Snow isn't something you'd usually associate with Dubai, not when summers have an average temperature of 104 degrees F and the coldest of winters is only around 57 degrees. But the Kleindienst Group of real estate developers are positive they can simulate snowfall on the streets -- or at least on The Heart of Europe (THOE) islands within Dubai's The World man-made archipelago. The group first announced its plans to make it snow on the islands earlier this year, but now it's sharing how it plans to do so and has even made a test snowman, just in time for Christmas. Company CEO Josef Kleindienst told 7 Days in Dubai that his company plans to put snowmakers on select THOE streets, which is made up of islands fashioned after European locations, such as Austria, Germany, Sweden, St. Petersburg and Monaco.

The streets will also be cooled using underground pipes so the snow doesn't melt as soon as it hits the ground. As the snow melts, a subsurface mechanism collects the water and uses it to create snow again. Scientists from the Fraunhofer Institute in Germany believe that the system will make it possible to achieve an 81 degree Fahrenheit temperature, even during summers, which is apparently the ideal outdoor temp in Europe.

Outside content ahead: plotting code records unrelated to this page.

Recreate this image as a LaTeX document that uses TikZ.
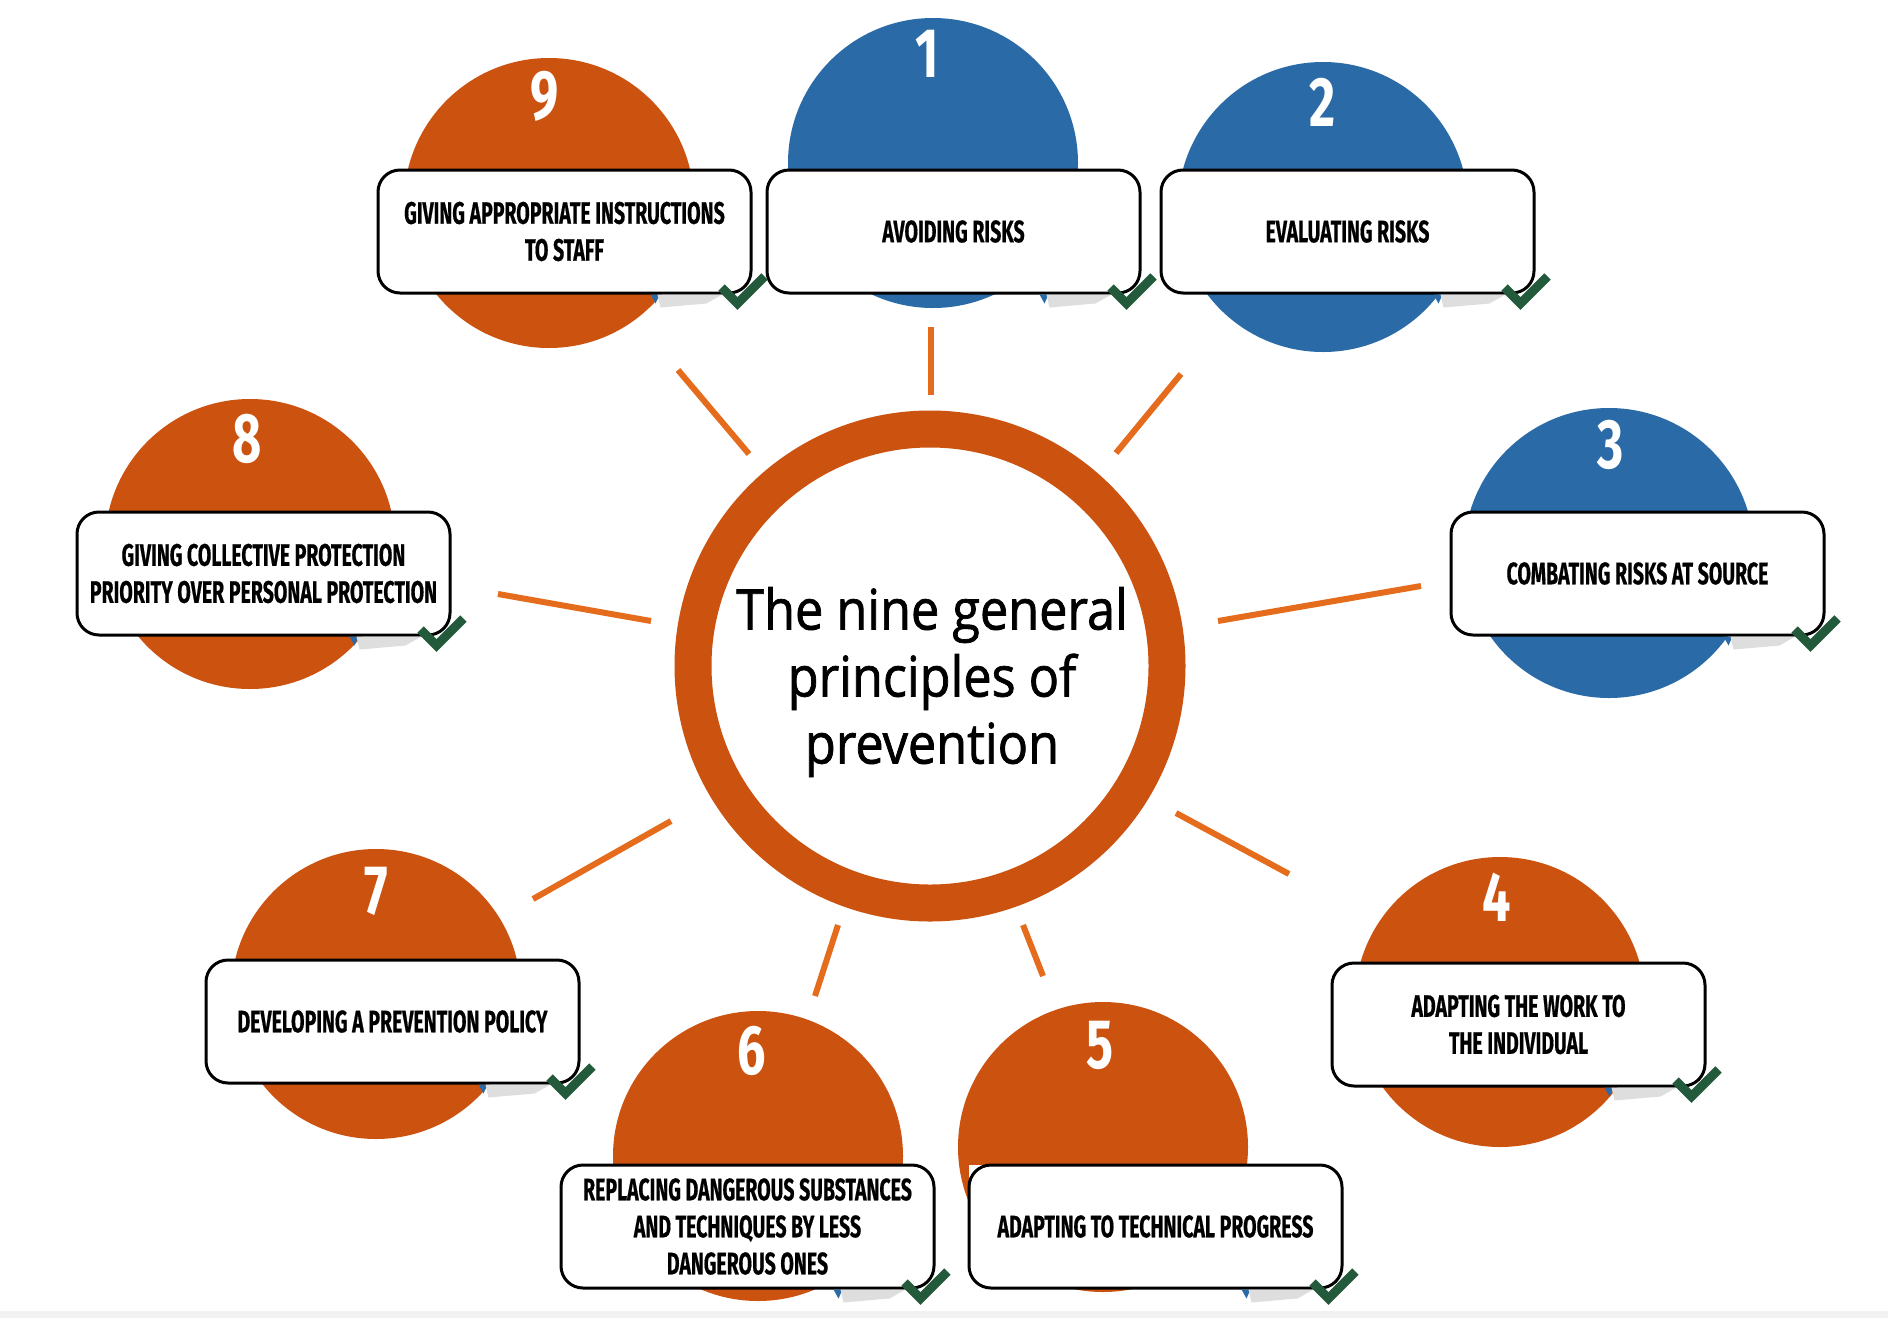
\documentclass[tikz,border=0pt]{standalone}
\usepackage{fontspec}
\newfontfamily\boxfont{Fira Sans}[FakeStretch=0.63,FakeBold=0.5]
\newfontfamily\numfont{Fira Sans}[FakeStretch=0.72]
\newfontfamily\centerfont{Open Sans}[FakeStretch=0.9,FakeBold=1.3]
\definecolor{orangeC}{RGB}{204,82,16}
\definecolor{blueC}{RGB}{42,106,166}
\definecolor{spokeC}{RGB}{228,108,28}
\definecolor{greenC}{RGB}{36,90,60}
\definecolor{shadowC}{RGB}{222,222,222}
\tikzset{
  circ/.style={circle, minimum size=290pt, inner sep=0pt, draw=none},
  numlabel/.style={text=white, font=\numfont\bfseries\fontsize{70}{70}\selectfont, inner sep=0pt},
  stepbox/.style={draw=black, line width=3pt, rounded corners=22pt, fill=white,
    minimum width=373pt, minimum height=123pt, inner sep=0pt, align=center,
    font=\boxfont\bfseries\fontsize{31}{37}\selectfont},
  spoke/.style={draw=spokeC, line width=6pt},
  checkline/.style={draw=greenC, line width=9pt, line cap=butt, line join=miter},
}
\newcommand{\boxdeco}[1]{%
  \fill[blueC] ([shift={(-102,0)}]#1.south east) -- ++(9,0) -- ++(-4,9) -- cycle;
  \fill[shadowC] ([shift={(-95,0)}]#1.south east) -- ++(65,0) -- ++(-16,9) -- ++(-46,4) -- cycle;
}
\newcommand{\checkat}[1]{%
  \draw[checkline] ([shift={(-31,-7)}]#1.south east) -- ++(16,16) -- ++(27,-27);
}
\begin{document}
\begin{tikzpicture}[x=1pt,y=-1pt]
\useasboundingbox (0,0) rectangle (1888,1318);
\fill[white] (0,0) rectangle (1888,1318);
\fill[gray!10] (0,1311) rectangle (1888,1318);

% spokes
\coordinate (s1a) at (931,327);  \coordinate (s1b) at (931,395);
\coordinate (s2a) at (1181,374); \coordinate (s2b) at (1116,453);
\coordinate (s3a) at (1421,586); \coordinate (s3b) at (1218,621);
\coordinate (s4a) at (1176,813); \coordinate (s4b) at (1289,874);
\coordinate (s5a) at (1023,925); \coordinate (s5b) at (1043,976);
\coordinate (s6a) at (838,925);  \coordinate (s6b) at (815,996);
\coordinate (s7a) at (671,821);  \coordinate (s7b) at (533,899);
\coordinate (s8a) at (498,594);  \coordinate (s8b) at (651,621);
\coordinate (s9a) at (678,370);  \coordinate (s9b) at (749,454);
\foreach \i in {1,...,9} \draw[spoke] (s\i a) -- (s\i b);

% centre ring
\node[circle, draw=orangeC, line width=37pt, minimum size=474pt, inner sep=0pt] (hub) at (930,666) {};
\node[font=\centerfont\fontsize{56}{67}\selectfont, align=center, inner sep=0pt] (hubtext) at (932,682)
  {The nine general\\principles of\\prevention};

% circles
\node[circ, fill=orangeC] (c9) at (549,203) {};
\node[circ, fill=blueC]   (c1) at (933,163) {};
\node[circ, fill=blueC]   (c2) at (1323,207) {};
\node[circ, fill=blueC]   (c3) at (1609,553) {};
\node[circ, fill=orangeC] (c8) at (250,544) {};
\node[circ, fill=orangeC] (c7) at (376,994) {};
\node[circ, fill=orangeC] (c6) at (758,1156) {};
\node[circ, fill=orangeC] (c5) at (1103,1147) {};
\node[circ, fill=orangeC] (c4) at (1500,1002) {};

% numbers
\node[numlabel] (n9) at (545,96) {9};
\node[numlabel] (n1) at (927,54) {1};
\node[numlabel] (n2) at (1323,102) {2};
\node[numlabel] (n3) at (1611,445) {3};
\node[numlabel] (n8) at (247,439) {8};
\node[numlabel] (n7) at (376,891) {7};
\node[numlabel] (n6) at (752,1051) {6};
\node[numlabel] (n5) at (1100,1045) {5};
\node[numlabel] (n4) at (1497,897) {4};

% white corner on box 5
\fill[white] (969,1165) rectangle (1000,1200);

% boxes
\coordinate (b9p) at (564.5,231.5);
\coordinate (b1p) at (953.5,231.5);
\coordinate (b2p) at (1347.5,231.5);
\coordinate (b3p) at (1637.5,573.5);
\coordinate (b8p) at (263.5,573.5);
\coordinate (b7p) at (392.5,1021.5);
\coordinate (b4p) at (1518.5,1024.5);
\coordinate (b6p) at (747.5,1226.5);
\coordinate (b5p) at (1155.5,1226.5);

\node[stepbox] (b9) at (b9p) {GIVING APPROPRIATE INSTRUCTIONS\\TO STAFF};
\node[stepbox] (b1) at (b1p) {AVOIDING RISKS};
\node[stepbox] (b2) at (b2p) {EVALUATING RISKS};
\node[stepbox] (b3) at (b3p) {COMBATING RISKS AT SOURCE};
\node[stepbox] (b8) at (b8p) {GIVING COLLECTIVE PROTECTION\\PRIORITY OVER PERSONAL PROTECTION};
\node[stepbox] (b7) at (b7p) {DEVELOPING A PREVENTION POLICY};
\node[stepbox] (b4) at (b4p) {ADAPTING THE WORK TO\\THE INDIVIDUAL};
\node[stepbox] (b6) at (b6p) {REPLACING DANGEROUS SUBSTANCES\\AND TECHNIQUES BY LESS\\DANGEROUS ONES};
\node[stepbox] (b5) at (b5p) {ADAPTING TO TECHNICAL PROGRESS};

\foreach \b in {b9,b1,b2,b3,b8,b7,b4,b6,b5} {\boxdeco{\b}}
\foreach \b in {b9,b1,b2,b3,b8,b7,b4,b6,b5} {\checkat{\b}}
\end{tikzpicture}
\end{document}
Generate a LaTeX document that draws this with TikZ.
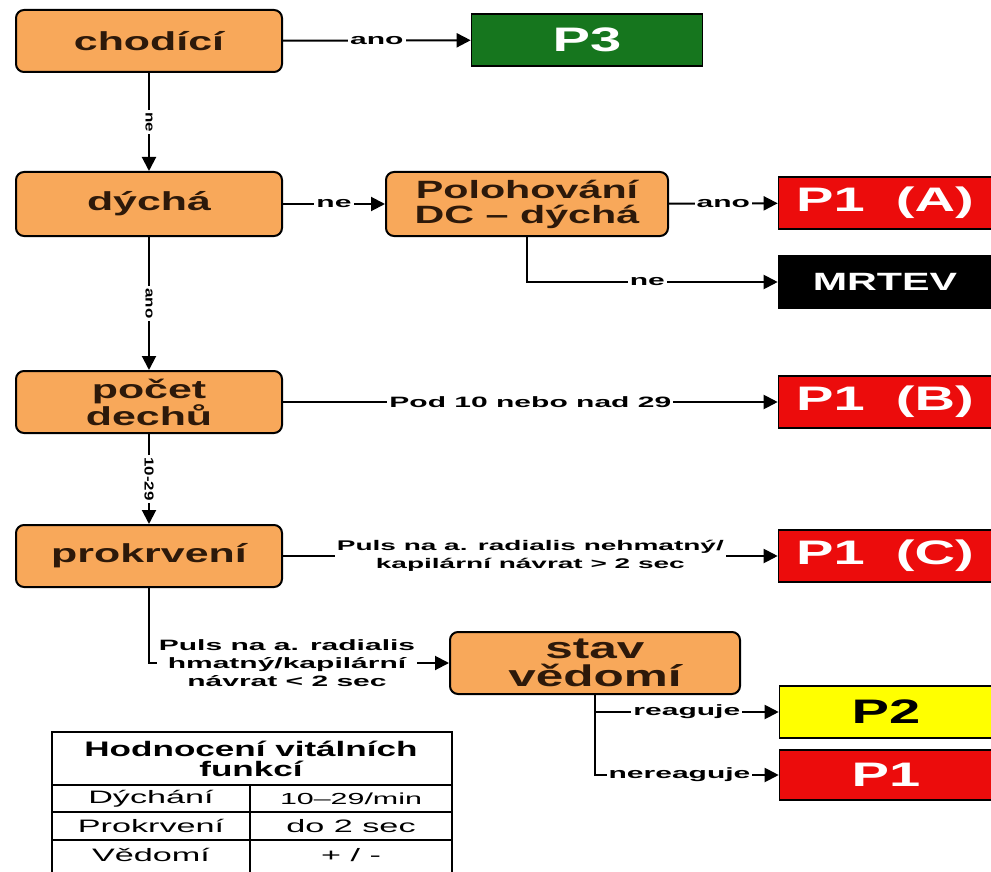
\documentclass[tikz,border=0pt]{standalone}
\usepackage{fontspec}
\setmainfont{Liberation Sans}
\newfontfamily\boxfont{Liberation Sans}[FakeStretch=1.65]
\newfontfamily\edgefont{Liberation Sans}[FakeStretch=2]
\newfontfamily\notefont{Liberation Sans}[FakeStretch=1.3]
\newfontfamily\headfont{Liberation Sans}[FakeStretch=1.67]
\newfontfamily\tabfont{Liberation Sans}[FakeStretch=1.9]
\usetikzlibrary{arrows.meta}
\definecolor{krokbarva}{RGB}{248,168,90}
\definecolor{cervena}{RGB}{236,12,12}
\definecolor{zelena}{RGB}{22,118,30}
\definecolor{zluta}{RGB}{255,255,0}
\definecolor{hneda}{RGB}{45,25,10}
\tikzset{
  krok/.style={draw,line width=1pt,rounded corners=4pt,fill=krokbarva,text=hneda,
    align=center,inner sep=0pt,minimum width=133pt,minimum height=31pt,
    font=\boxfont\bfseries\fontsize{13}{13.5}\selectfont},
  kategorie/.style={draw,line width=.8pt,inner sep=0pt,minimum width=106.5pt,
    minimum height=26pt,text=white,font=\boxfont\bfseries\fontsize{17}{18}\selectfont},
  spoj/.style={line width=1pt,-{Triangle[length=7pt,width=7pt]}},
  popis/.style={fill=white,inner sep=1pt,font=\edgefont\bfseries\fontsize{7.5}{8}\selectfont},
  svisly/.style={popis,rotate=-90,font=\notefont\bfseries\fontsize{6.5}{7}\selectfont},
  bunka/.style={inner sep=0pt,font=\tabfont\fontsize{9}{10}\selectfont}
}
\begin{document}
\begin{tikzpicture}[x=.5pt,y=-.5pt]
\useasboundingbox (0,0) rectangle (991,872);
%
% kroky trideni
\node[krok] (chod) at (149,41) {chodící};
\node[krok,minimum height=32pt] (dycha) at (149,204) {dýchá};
\node[krok] (pocet) at (149,402) {počet\\dechů};
\node[krok] (prok) at (149,556) {prokrvení};
\node[krok,minimum width=141pt,minimum height=32pt,font=\boxfont\bfseries\fontsize{12.5}{12.5}\selectfont]
  (polo) at (527,204) {Polohování\\DC – dýchá};
\node[krok,minimum width=145pt,font=\boxfont\bfseries\fontsize{15}{14}\selectfont]
  (stav) at (595,663) {stav\\vědomí};
%
% kategorie
\node[kategorie,fill=zelena,minimum width=115.5pt] (p3) at (587,40) {P3};
\node[kategorie,fill=cervena] (p1a) at (885,203) {P1\ \ (A)};
\node[kategorie,fill=black,font=\boxfont\bfseries\fontsize{12.5}{13}\selectfont] (mrtev) at (885,282) {MRTEV};
\node[kategorie,fill=cervena] (p1b) at (885,402) {P1\ \ (B)};
\node[kategorie,fill=cervena] (p1c) at (885,556) {P1\ \ (C)};
\node[kategorie,fill=zluta,text=black] (p2) at (886,712) {P2};
\node[kategorie,fill=cervena,minimum height=25pt] (p1) at (886,775) {P1};
%
% spoje
\draw[spoj] (chod) -- node[popis] {ano} (p3);
\draw[spoj] (chod) -- node[svisly] {ne} (dycha);
\draw[spoj] (dycha) -- node[popis] {ne} (polo);
\draw[spoj] (polo) -- node[popis] {ano} (p1a);
\draw[spoj] (polo.south) |- node[popis,pos=.74] {ne} (mrtev.west);
\draw[spoj] (dycha) -- node[svisly] {ano} (pocet);
\draw[spoj] (pocet) -- node[popis] {Pod 10 nebo nad 29} (p1b);
\draw[spoj] (pocet) -- node[svisly] {10-29} (prok);
\draw[spoj] (prok) -- node[popis,align=center,font=\edgefont\bfseries\fontsize{7}{9}\selectfont]
  {Puls na a. radialis nehmatný/\\kapilární návrat > 2 sec} (p1c);
\draw[spoj] (prok.south) |- node[popis,pos=.73,align=center,font=\edgefont\bfseries\fontsize{7.5}{9}\selectfont]
  {Puls na a. radialis\\hmatný/kapilární\\návrat < 2 sec} (stav.west);
\draw[spoj] (stav.south) |- node[popis,pos=.75] {reaguje} (p2.west);
\draw[spoj] (stav.south) |- node[popis,pos=.73] {nereaguje} (p1.west);
%
% tabulka
\draw[line width=1pt] (52,732) rectangle (452,890);
\foreach \y in {785,812,840}
\draw[line width=.7pt] (52,\y) -- (452,\y);
\draw[line width=.7pt] (250,785) -- (250,890);
\node[bunka,align=center,font=\headfont\bfseries\fontsize{10.5}{10}\selectfont] (hlav) at (251,759)
  {Hodnocení vitálních\\funkcí};
\foreach \i/\y/\a/\b in {1/799/Dýchání/{\fontsize{8}{9}\selectfont 10–29/min},
  2/826/Prokrvení/{do 2 sec},3/855/Vědomí/{+ / -}}{
\node[bunka] (r\i a) at (151,\y) {\a};
\node[bunka] (r\i b) at (351,\y) {\b};
}
\end{tikzpicture}
\end{document}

Kleindienst knows full well how crazy it sounds to build and maintain climate-controlled outdoor locations, but he says his company's execs were convinced when their team of German scientists concocted the plan: "If you can heat a pool outdoors in the winter, why can't you cool an area outdoors in the summer?" While he believes the test snowman proves the system can work and claims that its energy consumption is "not more than a mall" (it's unclear whether he means consumption for each street or for all of THOE, though), not everyone's convinced. Sustainable development expert Sougata Nandi says:

Maintaining open-air spaces during peak summer will be heavily energy intensive. For example, to cool enclosed areas such as the ski slopes in Mall of the Emirates consumes huge energy. So to make it snow, and keep the snow outdoors, would be a lot of energy.